Aim: Start at the line where "Write the TikZ code for this diagram." appears and end at the line where "(0,0) rectangle (807,767);" appears; repeat those lines exactly, both ends included, leaving pictures behind.

* Start Material for this exercise *

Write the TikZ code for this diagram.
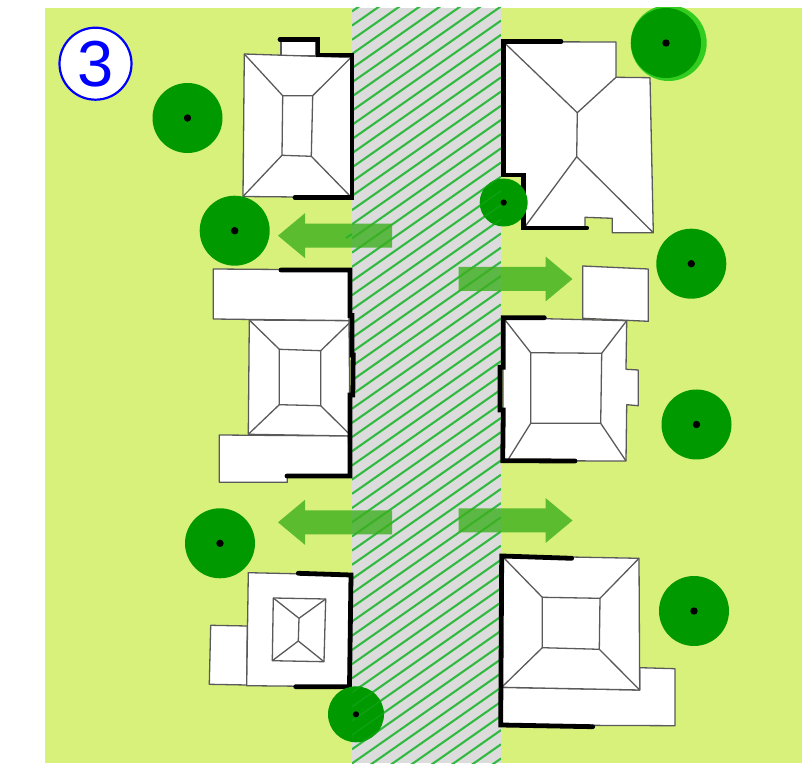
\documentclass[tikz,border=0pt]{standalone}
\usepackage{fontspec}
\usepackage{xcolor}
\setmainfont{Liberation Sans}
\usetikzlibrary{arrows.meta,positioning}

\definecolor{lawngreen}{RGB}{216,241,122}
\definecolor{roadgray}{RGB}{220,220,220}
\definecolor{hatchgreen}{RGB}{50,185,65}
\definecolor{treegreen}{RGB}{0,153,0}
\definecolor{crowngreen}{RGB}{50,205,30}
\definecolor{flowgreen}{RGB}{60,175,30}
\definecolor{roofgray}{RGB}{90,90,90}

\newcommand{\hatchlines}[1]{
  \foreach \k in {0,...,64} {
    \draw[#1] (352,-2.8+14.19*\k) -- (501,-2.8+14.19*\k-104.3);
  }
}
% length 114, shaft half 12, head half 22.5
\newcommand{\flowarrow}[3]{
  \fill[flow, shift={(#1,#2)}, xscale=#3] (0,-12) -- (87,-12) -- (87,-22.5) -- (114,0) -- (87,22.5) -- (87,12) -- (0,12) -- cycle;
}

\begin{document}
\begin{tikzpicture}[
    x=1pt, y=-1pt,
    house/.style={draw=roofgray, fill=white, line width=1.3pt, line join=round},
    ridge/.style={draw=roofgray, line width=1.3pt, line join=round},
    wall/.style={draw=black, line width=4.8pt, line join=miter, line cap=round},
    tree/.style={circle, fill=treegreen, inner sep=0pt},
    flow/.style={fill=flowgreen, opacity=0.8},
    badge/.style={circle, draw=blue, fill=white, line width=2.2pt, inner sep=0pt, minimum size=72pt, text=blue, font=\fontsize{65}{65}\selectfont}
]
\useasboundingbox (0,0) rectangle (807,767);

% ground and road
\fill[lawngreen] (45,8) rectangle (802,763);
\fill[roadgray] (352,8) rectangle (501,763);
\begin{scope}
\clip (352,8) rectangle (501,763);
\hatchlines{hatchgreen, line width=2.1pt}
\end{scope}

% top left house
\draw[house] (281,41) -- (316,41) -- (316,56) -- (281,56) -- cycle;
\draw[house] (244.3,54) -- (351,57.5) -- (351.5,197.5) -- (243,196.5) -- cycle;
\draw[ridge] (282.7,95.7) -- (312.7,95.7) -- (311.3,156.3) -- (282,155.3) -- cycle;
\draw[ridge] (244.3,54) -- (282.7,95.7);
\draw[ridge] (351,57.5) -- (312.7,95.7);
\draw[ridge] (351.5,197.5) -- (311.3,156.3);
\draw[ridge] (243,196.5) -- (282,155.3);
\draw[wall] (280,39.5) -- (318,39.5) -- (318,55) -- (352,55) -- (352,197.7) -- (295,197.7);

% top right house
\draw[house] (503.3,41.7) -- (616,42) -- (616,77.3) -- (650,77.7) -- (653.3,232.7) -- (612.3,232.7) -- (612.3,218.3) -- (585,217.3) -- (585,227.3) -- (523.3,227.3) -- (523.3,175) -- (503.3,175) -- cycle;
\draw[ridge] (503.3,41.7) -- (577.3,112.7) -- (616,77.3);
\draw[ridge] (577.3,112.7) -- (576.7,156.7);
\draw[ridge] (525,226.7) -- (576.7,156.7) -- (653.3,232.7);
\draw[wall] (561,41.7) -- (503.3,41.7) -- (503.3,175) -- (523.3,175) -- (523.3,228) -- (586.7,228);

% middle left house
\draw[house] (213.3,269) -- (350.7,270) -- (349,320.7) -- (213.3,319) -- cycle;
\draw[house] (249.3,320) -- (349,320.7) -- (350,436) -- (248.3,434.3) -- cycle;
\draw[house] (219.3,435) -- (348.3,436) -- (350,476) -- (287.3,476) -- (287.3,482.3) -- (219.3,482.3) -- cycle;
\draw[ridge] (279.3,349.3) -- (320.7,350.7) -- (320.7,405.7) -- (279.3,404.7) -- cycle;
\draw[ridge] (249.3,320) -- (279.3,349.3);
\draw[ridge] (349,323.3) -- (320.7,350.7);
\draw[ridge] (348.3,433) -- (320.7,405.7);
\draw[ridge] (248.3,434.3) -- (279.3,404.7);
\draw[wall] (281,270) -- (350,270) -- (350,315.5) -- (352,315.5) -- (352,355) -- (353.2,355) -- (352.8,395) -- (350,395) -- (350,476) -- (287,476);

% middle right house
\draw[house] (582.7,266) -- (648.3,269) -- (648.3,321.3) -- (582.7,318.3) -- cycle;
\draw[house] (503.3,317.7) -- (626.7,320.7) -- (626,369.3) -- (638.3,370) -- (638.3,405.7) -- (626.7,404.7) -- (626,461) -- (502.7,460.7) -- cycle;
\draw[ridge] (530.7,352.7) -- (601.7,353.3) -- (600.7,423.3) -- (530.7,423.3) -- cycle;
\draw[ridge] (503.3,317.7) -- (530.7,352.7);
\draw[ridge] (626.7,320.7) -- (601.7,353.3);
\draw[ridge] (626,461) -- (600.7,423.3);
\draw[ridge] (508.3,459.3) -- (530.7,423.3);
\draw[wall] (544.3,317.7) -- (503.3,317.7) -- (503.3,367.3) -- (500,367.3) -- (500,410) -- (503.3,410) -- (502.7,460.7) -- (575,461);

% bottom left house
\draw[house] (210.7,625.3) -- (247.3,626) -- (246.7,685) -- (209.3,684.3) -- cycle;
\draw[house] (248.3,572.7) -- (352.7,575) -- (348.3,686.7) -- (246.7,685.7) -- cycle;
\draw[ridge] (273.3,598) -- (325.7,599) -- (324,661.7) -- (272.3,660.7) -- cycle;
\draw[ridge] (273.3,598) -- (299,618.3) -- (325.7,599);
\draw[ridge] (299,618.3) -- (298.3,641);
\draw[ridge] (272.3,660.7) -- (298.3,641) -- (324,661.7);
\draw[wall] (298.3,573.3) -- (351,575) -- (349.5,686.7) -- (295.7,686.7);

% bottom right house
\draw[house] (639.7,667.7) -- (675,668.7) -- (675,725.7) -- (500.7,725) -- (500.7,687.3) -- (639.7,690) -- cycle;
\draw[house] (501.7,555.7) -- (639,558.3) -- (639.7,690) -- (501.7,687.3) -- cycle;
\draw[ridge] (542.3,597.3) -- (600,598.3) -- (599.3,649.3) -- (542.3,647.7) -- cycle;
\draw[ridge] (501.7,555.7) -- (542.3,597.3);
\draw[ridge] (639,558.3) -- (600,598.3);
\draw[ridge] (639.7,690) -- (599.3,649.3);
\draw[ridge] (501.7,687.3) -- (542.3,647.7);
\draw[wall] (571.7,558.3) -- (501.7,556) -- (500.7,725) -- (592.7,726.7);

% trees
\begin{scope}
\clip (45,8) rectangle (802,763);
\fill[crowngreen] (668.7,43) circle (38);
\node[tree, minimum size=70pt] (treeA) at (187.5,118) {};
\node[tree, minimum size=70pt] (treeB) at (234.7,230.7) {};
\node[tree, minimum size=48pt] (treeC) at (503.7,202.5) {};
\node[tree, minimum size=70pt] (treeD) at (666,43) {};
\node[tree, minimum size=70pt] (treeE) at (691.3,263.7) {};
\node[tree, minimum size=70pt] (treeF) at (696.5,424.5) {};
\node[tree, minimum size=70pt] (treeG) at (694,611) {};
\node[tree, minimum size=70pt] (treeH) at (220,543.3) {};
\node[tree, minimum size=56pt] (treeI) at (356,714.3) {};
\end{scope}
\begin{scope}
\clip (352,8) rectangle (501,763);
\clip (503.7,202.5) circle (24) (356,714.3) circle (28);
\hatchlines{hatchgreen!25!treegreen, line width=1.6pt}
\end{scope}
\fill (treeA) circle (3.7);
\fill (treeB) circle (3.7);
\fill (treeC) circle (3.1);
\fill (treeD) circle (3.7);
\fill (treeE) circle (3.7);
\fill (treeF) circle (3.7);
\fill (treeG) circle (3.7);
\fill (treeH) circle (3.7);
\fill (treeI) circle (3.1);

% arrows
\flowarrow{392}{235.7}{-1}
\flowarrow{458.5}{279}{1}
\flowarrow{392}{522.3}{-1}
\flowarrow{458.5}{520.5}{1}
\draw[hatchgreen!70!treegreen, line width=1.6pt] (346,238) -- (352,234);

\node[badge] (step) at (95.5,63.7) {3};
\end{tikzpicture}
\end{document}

* End Material for this exercise *
* Start Material for this exercise *

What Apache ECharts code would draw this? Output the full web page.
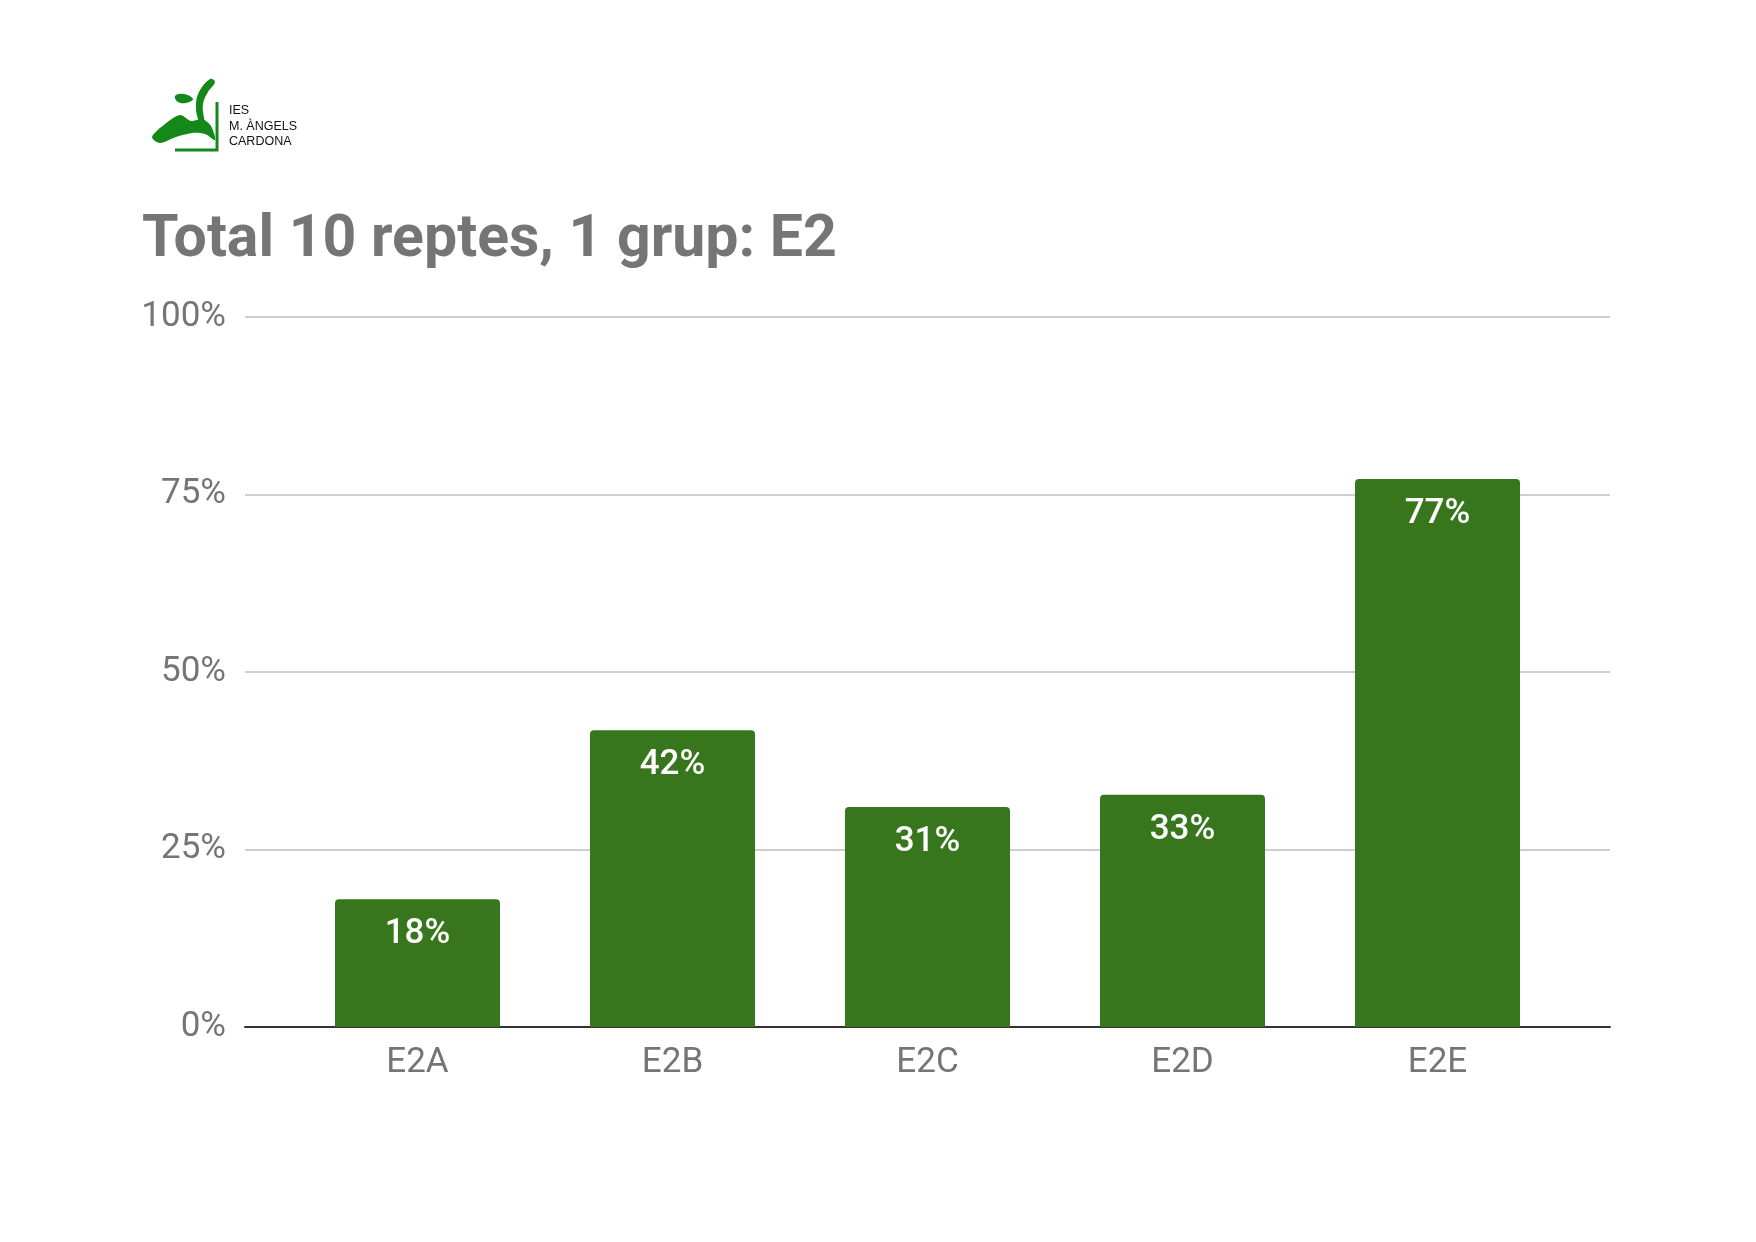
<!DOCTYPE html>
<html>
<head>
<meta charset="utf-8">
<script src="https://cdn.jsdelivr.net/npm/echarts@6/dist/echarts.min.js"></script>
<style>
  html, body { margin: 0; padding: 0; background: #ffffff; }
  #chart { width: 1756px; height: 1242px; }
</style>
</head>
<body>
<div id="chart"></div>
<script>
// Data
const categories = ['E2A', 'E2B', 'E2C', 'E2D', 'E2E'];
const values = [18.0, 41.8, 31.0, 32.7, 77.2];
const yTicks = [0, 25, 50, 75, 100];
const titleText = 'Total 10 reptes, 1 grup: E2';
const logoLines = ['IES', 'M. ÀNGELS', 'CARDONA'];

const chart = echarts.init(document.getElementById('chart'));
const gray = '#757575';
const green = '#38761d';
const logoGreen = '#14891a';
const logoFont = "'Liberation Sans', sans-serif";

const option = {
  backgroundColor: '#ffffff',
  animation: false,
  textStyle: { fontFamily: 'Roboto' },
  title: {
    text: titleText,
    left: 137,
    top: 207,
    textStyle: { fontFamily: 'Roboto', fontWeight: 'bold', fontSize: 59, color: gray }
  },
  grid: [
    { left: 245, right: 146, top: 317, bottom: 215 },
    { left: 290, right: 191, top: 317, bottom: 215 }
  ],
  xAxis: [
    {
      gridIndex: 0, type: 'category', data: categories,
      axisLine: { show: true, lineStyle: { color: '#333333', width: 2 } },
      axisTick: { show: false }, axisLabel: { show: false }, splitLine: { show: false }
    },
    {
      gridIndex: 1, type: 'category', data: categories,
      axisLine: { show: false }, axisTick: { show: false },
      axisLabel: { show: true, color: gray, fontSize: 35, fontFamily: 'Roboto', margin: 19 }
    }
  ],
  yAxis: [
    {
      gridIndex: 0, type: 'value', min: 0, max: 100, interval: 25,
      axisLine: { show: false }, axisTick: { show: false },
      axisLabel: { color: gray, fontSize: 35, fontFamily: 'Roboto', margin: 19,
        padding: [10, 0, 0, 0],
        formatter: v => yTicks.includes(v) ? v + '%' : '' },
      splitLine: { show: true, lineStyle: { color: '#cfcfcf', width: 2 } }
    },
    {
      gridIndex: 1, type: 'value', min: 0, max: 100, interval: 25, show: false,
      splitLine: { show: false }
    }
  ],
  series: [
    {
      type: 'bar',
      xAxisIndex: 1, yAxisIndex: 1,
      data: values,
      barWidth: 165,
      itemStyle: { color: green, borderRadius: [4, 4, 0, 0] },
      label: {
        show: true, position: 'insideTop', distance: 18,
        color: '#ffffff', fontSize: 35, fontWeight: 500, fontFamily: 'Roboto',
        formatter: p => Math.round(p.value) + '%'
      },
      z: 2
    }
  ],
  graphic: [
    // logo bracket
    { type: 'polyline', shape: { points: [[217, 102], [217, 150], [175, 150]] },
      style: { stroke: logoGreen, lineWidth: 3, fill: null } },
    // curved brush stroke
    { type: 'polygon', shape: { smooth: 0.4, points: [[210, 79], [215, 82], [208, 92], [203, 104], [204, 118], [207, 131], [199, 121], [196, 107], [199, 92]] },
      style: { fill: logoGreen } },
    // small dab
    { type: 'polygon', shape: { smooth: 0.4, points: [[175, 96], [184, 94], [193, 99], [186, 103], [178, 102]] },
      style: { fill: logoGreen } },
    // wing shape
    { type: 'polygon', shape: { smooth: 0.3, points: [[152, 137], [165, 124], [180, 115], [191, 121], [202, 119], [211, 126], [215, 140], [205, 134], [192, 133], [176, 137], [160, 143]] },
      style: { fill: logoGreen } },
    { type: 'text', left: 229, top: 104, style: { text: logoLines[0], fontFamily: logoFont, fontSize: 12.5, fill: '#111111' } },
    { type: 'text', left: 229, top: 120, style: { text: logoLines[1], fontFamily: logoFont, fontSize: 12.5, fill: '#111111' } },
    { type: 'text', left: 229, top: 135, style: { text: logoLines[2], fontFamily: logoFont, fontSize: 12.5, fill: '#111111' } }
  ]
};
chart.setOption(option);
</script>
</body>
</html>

* End Material for this exercise *

Finished answer:
Write the TikZ code for this diagram.
\documentclass[tikz,border=0pt]{standalone}
\usepackage{fontspec}
\usepackage{xcolor}
\setmainfont{Liberation Sans}
\usetikzlibrary{arrows.meta,positioning}

\definecolor{lawngreen}{RGB}{216,241,122}
\definecolor{roadgray}{RGB}{220,220,220}
\definecolor{hatchgreen}{RGB}{50,185,65}
\definecolor{treegreen}{RGB}{0,153,0}
\definecolor{crowngreen}{RGB}{50,205,30}
\definecolor{flowgreen}{RGB}{60,175,30}
\definecolor{roofgray}{RGB}{90,90,90}

\newcommand{\hatchlines}[1]{
  \foreach \k in {0,...,64} {
    \draw[#1] (352,-2.8+14.19*\k) -- (501,-2.8+14.19*\k-104.3);
  }
}
% length 114, shaft half 12, head half 22.5
\newcommand{\flowarrow}[3]{
  \fill[flow, shift={(#1,#2)}, xscale=#3] (0,-12) -- (87,-12) -- (87,-22.5) -- (114,0) -- (87,22.5) -- (87,12) -- (0,12) -- cycle;
}

\begin{document}
\begin{tikzpicture}[
    x=1pt, y=-1pt,
    house/.style={draw=roofgray, fill=white, line width=1.3pt, line join=round},
    ridge/.style={draw=roofgray, line width=1.3pt, line join=round},
    wall/.style={draw=black, line width=4.8pt, line join=miter, line cap=round},
    tree/.style={circle, fill=treegreen, inner sep=0pt},
    flow/.style={fill=flowgreen, opacity=0.8},
    badge/.style={circle, draw=blue, fill=white, line width=2.2pt, inner sep=0pt, minimum size=72pt, text=blue, font=\fontsize{65}{65}\selectfont}
]
\useasboundingbox (0,0) rectangle (807,767);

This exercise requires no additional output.